Repeat all the material exactly; pictures stay out of your copy.
start
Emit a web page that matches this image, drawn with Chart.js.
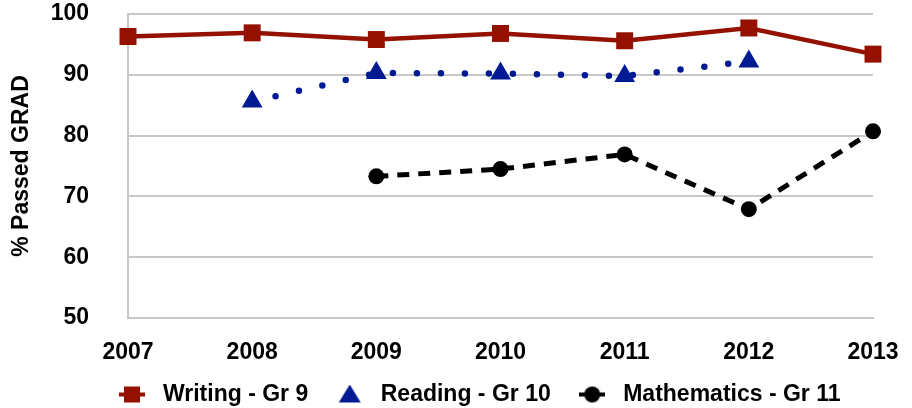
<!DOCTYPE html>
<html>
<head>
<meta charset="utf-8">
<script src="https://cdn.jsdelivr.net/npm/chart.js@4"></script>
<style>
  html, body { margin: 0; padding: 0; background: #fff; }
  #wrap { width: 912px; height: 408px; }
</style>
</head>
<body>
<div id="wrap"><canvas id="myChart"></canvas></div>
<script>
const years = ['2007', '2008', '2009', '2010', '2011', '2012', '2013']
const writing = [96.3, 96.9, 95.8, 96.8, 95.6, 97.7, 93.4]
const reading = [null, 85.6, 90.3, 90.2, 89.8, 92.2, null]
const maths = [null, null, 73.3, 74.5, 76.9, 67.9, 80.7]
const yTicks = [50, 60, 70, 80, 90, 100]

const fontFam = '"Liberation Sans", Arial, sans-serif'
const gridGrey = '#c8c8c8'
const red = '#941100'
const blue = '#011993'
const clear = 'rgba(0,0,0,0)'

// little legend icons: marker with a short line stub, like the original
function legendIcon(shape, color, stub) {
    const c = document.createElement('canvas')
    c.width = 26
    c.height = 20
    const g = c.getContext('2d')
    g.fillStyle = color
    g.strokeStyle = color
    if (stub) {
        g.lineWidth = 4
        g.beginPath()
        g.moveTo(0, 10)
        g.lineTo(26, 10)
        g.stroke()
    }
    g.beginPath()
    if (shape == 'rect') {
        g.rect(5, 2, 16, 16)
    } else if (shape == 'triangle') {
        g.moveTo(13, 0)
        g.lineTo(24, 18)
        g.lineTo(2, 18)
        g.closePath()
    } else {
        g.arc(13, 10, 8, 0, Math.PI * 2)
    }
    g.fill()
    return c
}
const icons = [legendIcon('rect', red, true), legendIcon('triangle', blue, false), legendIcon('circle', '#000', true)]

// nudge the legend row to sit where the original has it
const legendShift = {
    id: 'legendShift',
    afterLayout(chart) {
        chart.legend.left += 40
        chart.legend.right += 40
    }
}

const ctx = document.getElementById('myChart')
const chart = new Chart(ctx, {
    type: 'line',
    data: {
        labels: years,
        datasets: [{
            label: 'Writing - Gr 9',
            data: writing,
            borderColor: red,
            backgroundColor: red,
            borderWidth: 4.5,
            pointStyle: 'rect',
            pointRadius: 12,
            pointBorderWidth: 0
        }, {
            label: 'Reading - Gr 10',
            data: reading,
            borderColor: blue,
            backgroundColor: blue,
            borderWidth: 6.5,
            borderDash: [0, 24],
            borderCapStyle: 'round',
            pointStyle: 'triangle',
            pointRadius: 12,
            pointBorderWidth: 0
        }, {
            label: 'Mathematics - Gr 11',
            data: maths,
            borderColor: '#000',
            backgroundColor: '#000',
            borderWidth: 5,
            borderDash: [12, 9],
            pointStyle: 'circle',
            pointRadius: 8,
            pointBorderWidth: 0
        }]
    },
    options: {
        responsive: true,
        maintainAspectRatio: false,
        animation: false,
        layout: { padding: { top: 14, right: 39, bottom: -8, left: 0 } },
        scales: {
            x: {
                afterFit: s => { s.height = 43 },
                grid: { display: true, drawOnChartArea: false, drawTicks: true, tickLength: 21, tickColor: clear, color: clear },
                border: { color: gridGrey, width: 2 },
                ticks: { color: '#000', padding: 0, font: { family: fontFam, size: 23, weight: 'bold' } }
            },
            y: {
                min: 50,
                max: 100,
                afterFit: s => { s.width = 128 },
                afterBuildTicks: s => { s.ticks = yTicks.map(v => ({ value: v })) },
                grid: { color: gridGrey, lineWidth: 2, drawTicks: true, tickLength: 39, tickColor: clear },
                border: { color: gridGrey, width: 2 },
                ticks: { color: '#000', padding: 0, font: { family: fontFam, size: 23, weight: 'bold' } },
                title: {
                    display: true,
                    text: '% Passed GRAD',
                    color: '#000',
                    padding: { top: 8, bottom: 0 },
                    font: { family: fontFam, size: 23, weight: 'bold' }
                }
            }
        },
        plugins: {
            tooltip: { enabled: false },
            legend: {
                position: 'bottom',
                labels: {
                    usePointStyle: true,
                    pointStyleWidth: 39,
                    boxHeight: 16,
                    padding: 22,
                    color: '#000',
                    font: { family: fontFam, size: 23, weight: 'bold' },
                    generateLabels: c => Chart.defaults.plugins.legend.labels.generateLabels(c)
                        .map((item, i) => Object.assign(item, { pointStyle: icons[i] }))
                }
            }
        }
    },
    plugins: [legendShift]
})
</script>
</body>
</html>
end
» **SOLUTION**:
Emit a web page that matches this image, drawn with Chart.js.
<!DOCTYPE html>
<html>
<head>
<meta charset="utf-8">
<script src="https://cdn.jsdelivr.net/npm/chart.js@4"></script>
<style>
  html, body { margin: 0; padding: 0; background: #fff; }
  #wrap { width: 912px; height: 408px; }
</style>
</head>
<body>
<div id="wrap"><canvas id="myChart"></canvas></div>
<script>
const years = ['2007', '2008', '2009', '2010', '2011', '2012', '2013']
const writing = [96.3, 96.9, 95.8, 96.8, 95.6, 97.7, 93.4]
const reading = [null, 85.6, 90.3, 90.2, 89.8, 92.2, null]
const maths = [null, null, 73.3, 74.5, 76.9, 67.9, 80.7]
const yTicks = [50, 60, 70, 80, 90, 100]

const fontFam = '"Liberation Sans", Arial, sans-serif'
const gridGrey = '#c8c8c8'
const red = '#941100'
const blue = '#011993'
const clear = 'rgba(0,0,0,0)'

// little legend icons: marker with a short line stub, like the original
function legendIcon(shape, color, stub) {
    const c = document.createElement('canvas')
    c.width = 26
    c.height = 20
    const g = c.getContext('2d')
    g.fillStyle = color
    g.strokeStyle = color
    if (stub) {
        g.lineWidth = 4
        g.beginPath()
        g.moveTo(0, 10)
        g.lineTo(26, 10)
        g.stroke()
    }
    g.beginPath()
    if (shape == 'rect') {
        g.rect(5, 2, 16, 16)
    } else if (shape == 'triangle') {
        g.moveTo(13, 0)
        g.lineTo(24, 18)
        g.lineTo(2, 18)
        g.closePath()
    } else {
        g.arc(13, 10, 8, 0, Math.PI * 2)
    }
    g.fill()
    return c
}
const icons = [legendIcon('rect', red, true), legendIcon('triangle', blue, false), legendIcon('circle', '#000', true)]

// nudge the legend row to sit where the original has it
const legendShift = {
    id: 'legendShift',
    afterLayout(chart) {
        chart.legend.left += 40
        chart.legend.right += 40
    }
}

const ctx = document.getElementById('myChart')
const chart = new Chart(ctx, {
    type: 'line',
    data: {
        labels: years,
        datasets: [{
            label: 'Writing - Gr 9',
            data: writing,
            borderColor: red,
            backgroundColor: red,
            borderWidth: 4.5,
            pointStyle: 'rect',
            pointRadius: 12,
            pointBorderWidth: 0
        }, {
            label: 'Reading - Gr 10',
            data: reading,
            borderColor: blue,
            backgroundColor: blue,
            borderWidth: 6.5,
            borderDash: [0, 24],
            borderCapStyle: 'round',
            pointStyle: 'triangle',
            pointRadius: 12,
            pointBorderWidth: 0
        }, {
            label: 'Mathematics - Gr 11',
            data: maths,
            borderColor: '#000',
            backgroundColor: '#000',
            borderWidth: 5,
            borderDash: [12, 9],
            pointStyle: 'circle',
            pointRadius: 8,
            pointBorderWidth: 0
        }]
    },
    options: {
        responsive: true,
        maintainAspectRatio: false,
        animation: false,
        layout: { padding: { top: 14, right: 39, bottom: -8, left: 0 } },
        scales: {
            x: {
                afterFit: s => { s.height = 43 },
                grid: { display: true, drawOnChartArea: false, drawTicks: true, tickLength: 21, tickColor: clear, color: clear },
                border: { color: gridGrey, width: 2 },
                ticks: { color: '#000', padding: 0, font: { family: fontFam, size: 23, weight: 'bold' } }
            },
            y: {
                min: 50,
                max: 100,
                afterFit: s => { s.width = 128 },
                afterBuildTicks: s => { s.ticks = yTicks.map(v => ({ value: v })) },
                grid: { color: gridGrey, lineWidth: 2, drawTicks: true, tickLength: 39, tickColor: clear },
                border: { color: gridGrey, width: 2 },
                ticks: { color: '#000', padding: 0, font: { family: fontFam, size: 23, weight: 'bold' } },
                title: {
                    display: true,
                    text: '% Passed GRAD',
                    color: '#000',
                    padding: { top: 8, bottom: 0 },
                    font: { family: fontFam, size: 23, weight: 'bold' }
                }
            }
        },
        plugins: {
            tooltip: { enabled: false },
            legend: {
                position: 'bottom',
                labels: {
                    usePointStyle: true,
                    pointStyleWidth: 39,
                    boxHeight: 16,
                    padding: 22,
                    color: '#000',
                    font: { family: fontFam, size: 23, weight: 'bold' },
                    generateLabels: c => Chart.defaults.plugins.legend.labels.generateLabels(c)
                        .map((item, i) => Object.assign(item, { pointStyle: icons[i] }))
                }
            }
        }
    },
    plugins: [legendShift]
})
</script>
</body>
</html>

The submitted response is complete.